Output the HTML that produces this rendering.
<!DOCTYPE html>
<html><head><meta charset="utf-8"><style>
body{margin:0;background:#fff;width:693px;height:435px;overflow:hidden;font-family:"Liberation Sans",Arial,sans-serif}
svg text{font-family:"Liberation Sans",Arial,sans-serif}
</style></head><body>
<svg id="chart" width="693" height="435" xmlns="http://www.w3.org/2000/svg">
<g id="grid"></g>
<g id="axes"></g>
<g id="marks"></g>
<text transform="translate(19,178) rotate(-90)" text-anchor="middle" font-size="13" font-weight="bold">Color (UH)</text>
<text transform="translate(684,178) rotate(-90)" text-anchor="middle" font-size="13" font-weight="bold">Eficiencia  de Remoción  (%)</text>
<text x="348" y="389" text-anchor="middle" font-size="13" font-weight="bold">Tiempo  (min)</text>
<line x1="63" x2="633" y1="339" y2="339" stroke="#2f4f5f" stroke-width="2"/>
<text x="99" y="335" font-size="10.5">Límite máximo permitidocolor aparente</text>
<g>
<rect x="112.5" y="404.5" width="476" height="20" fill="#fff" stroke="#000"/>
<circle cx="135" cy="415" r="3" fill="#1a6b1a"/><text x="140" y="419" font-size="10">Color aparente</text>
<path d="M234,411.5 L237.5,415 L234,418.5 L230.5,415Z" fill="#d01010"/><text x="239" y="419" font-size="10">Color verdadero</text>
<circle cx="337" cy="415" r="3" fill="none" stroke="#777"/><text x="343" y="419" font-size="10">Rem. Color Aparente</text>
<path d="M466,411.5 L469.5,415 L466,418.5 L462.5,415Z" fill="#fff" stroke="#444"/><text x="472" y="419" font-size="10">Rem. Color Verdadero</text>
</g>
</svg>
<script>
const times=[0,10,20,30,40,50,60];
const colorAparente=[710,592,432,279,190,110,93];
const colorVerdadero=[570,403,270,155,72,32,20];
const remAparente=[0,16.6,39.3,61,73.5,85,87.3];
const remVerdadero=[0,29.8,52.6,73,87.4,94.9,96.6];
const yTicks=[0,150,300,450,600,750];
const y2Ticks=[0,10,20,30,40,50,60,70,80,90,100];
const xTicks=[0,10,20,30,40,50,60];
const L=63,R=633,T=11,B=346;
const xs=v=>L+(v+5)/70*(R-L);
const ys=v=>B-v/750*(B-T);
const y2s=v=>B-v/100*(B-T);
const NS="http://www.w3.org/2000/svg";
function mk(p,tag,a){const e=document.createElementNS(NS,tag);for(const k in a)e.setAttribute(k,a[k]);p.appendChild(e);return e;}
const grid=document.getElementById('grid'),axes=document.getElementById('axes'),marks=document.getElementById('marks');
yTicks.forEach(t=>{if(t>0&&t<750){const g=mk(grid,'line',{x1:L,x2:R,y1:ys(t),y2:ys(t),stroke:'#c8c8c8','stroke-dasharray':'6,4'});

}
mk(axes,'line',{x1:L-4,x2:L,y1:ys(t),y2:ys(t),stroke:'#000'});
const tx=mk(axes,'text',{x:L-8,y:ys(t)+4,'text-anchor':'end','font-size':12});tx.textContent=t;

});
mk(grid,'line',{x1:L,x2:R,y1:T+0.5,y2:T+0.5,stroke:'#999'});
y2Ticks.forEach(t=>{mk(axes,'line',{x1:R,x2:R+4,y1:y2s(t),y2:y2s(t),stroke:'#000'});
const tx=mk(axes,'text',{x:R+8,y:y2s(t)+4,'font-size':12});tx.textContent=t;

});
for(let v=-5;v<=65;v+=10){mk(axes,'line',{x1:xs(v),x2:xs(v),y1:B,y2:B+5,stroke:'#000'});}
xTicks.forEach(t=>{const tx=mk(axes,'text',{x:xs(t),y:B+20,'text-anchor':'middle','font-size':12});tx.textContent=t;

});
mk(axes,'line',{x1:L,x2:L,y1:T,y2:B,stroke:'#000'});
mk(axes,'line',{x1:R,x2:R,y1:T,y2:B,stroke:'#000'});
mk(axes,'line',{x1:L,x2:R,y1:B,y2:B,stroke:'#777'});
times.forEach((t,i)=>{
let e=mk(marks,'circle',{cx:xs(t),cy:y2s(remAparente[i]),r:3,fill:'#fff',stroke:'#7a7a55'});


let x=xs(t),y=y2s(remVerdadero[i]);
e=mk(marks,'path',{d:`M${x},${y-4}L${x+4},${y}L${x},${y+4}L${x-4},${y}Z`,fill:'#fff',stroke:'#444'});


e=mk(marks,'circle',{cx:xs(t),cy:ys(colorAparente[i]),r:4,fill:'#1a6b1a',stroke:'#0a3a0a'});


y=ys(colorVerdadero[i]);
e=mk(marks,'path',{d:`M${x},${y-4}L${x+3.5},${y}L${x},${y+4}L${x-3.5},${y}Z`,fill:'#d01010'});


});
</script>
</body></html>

---

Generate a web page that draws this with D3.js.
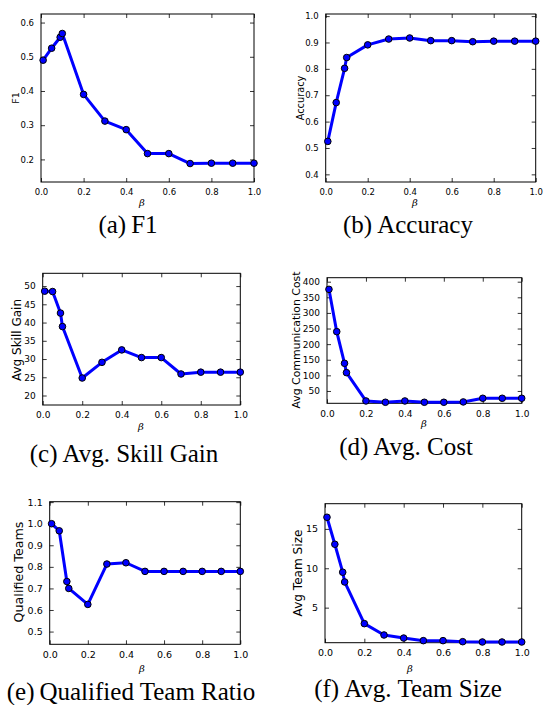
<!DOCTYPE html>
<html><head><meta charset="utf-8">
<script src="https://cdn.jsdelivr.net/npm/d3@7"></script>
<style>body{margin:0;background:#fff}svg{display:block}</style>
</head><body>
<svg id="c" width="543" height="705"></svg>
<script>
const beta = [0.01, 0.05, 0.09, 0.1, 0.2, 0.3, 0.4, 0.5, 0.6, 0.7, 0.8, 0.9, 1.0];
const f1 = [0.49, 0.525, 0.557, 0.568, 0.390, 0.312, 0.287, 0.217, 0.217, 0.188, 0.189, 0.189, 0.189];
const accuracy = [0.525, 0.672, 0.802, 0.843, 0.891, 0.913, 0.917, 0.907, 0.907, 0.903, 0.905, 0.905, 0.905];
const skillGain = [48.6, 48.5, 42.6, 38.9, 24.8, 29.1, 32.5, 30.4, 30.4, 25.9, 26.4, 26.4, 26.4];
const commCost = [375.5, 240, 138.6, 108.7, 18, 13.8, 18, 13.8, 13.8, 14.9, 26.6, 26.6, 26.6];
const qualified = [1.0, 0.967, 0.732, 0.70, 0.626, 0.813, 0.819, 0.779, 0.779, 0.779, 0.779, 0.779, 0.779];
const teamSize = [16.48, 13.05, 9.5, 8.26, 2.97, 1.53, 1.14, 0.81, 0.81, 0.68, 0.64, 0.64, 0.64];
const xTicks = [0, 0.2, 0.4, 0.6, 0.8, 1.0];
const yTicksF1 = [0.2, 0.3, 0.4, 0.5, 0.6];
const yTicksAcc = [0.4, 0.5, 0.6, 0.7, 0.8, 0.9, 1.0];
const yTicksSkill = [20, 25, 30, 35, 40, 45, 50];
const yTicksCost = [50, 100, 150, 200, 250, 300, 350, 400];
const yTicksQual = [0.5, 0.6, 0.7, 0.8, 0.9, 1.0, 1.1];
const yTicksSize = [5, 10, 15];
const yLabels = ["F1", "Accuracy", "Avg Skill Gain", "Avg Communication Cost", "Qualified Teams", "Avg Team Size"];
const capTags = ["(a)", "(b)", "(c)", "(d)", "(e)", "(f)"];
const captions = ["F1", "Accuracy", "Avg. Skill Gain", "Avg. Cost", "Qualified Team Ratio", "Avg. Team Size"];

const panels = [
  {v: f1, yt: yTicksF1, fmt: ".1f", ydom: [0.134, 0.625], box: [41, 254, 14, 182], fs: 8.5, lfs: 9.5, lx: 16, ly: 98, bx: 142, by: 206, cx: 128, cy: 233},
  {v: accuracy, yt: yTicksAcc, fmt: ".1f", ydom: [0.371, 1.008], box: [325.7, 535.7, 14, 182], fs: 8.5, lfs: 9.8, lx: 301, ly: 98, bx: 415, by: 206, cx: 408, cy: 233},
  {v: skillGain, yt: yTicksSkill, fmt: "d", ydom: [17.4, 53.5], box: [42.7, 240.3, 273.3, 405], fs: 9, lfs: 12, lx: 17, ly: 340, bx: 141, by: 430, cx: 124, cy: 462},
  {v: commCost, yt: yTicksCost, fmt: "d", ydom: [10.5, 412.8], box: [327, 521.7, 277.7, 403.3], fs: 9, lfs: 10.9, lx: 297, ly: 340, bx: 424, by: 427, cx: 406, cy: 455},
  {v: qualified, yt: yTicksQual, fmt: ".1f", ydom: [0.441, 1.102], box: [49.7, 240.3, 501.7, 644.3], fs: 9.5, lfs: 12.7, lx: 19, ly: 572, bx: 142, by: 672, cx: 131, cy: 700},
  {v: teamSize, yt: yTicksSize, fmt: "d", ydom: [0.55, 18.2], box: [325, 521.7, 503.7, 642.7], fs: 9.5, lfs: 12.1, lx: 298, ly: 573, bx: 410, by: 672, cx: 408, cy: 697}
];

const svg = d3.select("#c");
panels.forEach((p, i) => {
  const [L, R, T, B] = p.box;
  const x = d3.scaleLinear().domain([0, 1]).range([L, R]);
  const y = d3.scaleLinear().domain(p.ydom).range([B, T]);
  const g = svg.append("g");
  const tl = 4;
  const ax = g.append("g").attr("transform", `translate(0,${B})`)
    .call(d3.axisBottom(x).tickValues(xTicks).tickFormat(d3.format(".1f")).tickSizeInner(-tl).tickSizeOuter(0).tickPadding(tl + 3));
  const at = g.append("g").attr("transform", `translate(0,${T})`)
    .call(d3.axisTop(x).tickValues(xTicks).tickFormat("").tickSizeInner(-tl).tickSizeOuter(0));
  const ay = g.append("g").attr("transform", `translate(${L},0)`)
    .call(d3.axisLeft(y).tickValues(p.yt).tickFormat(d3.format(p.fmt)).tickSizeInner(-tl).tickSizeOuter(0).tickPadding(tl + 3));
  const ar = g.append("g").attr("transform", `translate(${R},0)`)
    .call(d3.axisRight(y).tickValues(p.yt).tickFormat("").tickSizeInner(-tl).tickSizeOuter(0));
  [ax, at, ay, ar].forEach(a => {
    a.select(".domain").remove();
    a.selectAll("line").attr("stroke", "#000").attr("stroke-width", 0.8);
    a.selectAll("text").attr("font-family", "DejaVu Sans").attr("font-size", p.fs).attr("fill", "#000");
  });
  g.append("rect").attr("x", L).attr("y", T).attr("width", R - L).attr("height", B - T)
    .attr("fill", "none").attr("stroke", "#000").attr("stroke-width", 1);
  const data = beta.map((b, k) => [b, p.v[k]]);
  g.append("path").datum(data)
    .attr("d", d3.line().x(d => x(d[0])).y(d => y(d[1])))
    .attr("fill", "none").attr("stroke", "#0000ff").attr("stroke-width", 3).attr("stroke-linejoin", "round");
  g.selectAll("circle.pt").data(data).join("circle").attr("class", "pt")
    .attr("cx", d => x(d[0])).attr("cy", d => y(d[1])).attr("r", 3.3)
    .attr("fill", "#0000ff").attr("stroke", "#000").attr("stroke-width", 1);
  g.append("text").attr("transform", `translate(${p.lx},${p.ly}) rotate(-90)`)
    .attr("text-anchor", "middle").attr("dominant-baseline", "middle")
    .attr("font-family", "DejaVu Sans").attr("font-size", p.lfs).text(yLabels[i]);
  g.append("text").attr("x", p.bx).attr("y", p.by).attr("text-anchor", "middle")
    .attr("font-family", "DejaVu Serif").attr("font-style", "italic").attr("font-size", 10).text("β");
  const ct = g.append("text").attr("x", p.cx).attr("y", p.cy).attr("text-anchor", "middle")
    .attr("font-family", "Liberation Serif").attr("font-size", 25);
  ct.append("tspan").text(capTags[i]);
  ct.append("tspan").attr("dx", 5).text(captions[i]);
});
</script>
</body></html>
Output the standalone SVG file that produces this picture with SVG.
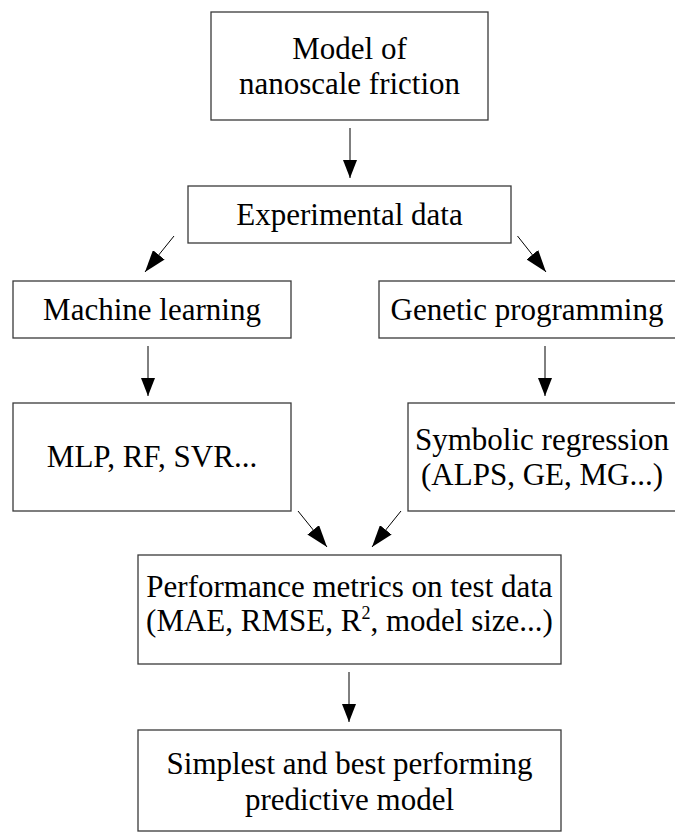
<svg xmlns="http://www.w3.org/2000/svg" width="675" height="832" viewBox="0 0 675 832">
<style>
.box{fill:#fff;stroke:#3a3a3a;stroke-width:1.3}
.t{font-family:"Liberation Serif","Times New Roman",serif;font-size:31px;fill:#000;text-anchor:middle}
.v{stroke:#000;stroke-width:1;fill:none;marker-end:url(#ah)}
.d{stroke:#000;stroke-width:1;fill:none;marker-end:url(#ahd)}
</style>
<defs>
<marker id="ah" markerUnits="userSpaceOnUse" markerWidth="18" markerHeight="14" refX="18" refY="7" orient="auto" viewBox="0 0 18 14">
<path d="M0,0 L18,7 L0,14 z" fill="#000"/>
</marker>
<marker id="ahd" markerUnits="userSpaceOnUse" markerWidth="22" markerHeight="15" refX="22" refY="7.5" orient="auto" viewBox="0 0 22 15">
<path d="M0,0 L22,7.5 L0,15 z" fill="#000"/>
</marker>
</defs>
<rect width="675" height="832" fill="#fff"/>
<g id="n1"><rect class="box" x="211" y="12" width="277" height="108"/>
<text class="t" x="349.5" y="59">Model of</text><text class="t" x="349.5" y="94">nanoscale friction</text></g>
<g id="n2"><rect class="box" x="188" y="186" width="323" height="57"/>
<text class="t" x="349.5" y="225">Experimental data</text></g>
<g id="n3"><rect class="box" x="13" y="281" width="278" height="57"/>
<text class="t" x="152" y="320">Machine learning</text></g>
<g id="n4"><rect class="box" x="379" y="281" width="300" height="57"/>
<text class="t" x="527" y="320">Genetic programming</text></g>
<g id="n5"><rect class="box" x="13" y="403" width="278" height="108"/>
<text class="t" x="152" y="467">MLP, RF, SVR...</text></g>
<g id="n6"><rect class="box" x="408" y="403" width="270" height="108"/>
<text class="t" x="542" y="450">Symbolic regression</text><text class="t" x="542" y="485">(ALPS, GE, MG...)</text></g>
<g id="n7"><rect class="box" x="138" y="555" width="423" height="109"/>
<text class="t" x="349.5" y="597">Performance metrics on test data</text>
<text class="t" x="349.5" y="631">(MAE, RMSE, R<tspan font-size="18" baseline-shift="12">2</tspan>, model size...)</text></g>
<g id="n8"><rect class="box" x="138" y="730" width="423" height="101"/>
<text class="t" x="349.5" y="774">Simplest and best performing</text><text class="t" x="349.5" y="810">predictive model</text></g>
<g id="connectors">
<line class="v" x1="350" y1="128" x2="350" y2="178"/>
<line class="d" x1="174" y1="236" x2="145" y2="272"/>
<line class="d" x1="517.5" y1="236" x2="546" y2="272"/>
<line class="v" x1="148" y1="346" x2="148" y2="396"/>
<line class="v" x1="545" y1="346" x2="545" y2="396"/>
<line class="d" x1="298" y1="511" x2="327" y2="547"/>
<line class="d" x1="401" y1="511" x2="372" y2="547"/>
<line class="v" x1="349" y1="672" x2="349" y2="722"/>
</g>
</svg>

_Required task_
Report the number of lines holding the string "Output", without any other words.

_Worked solution_
2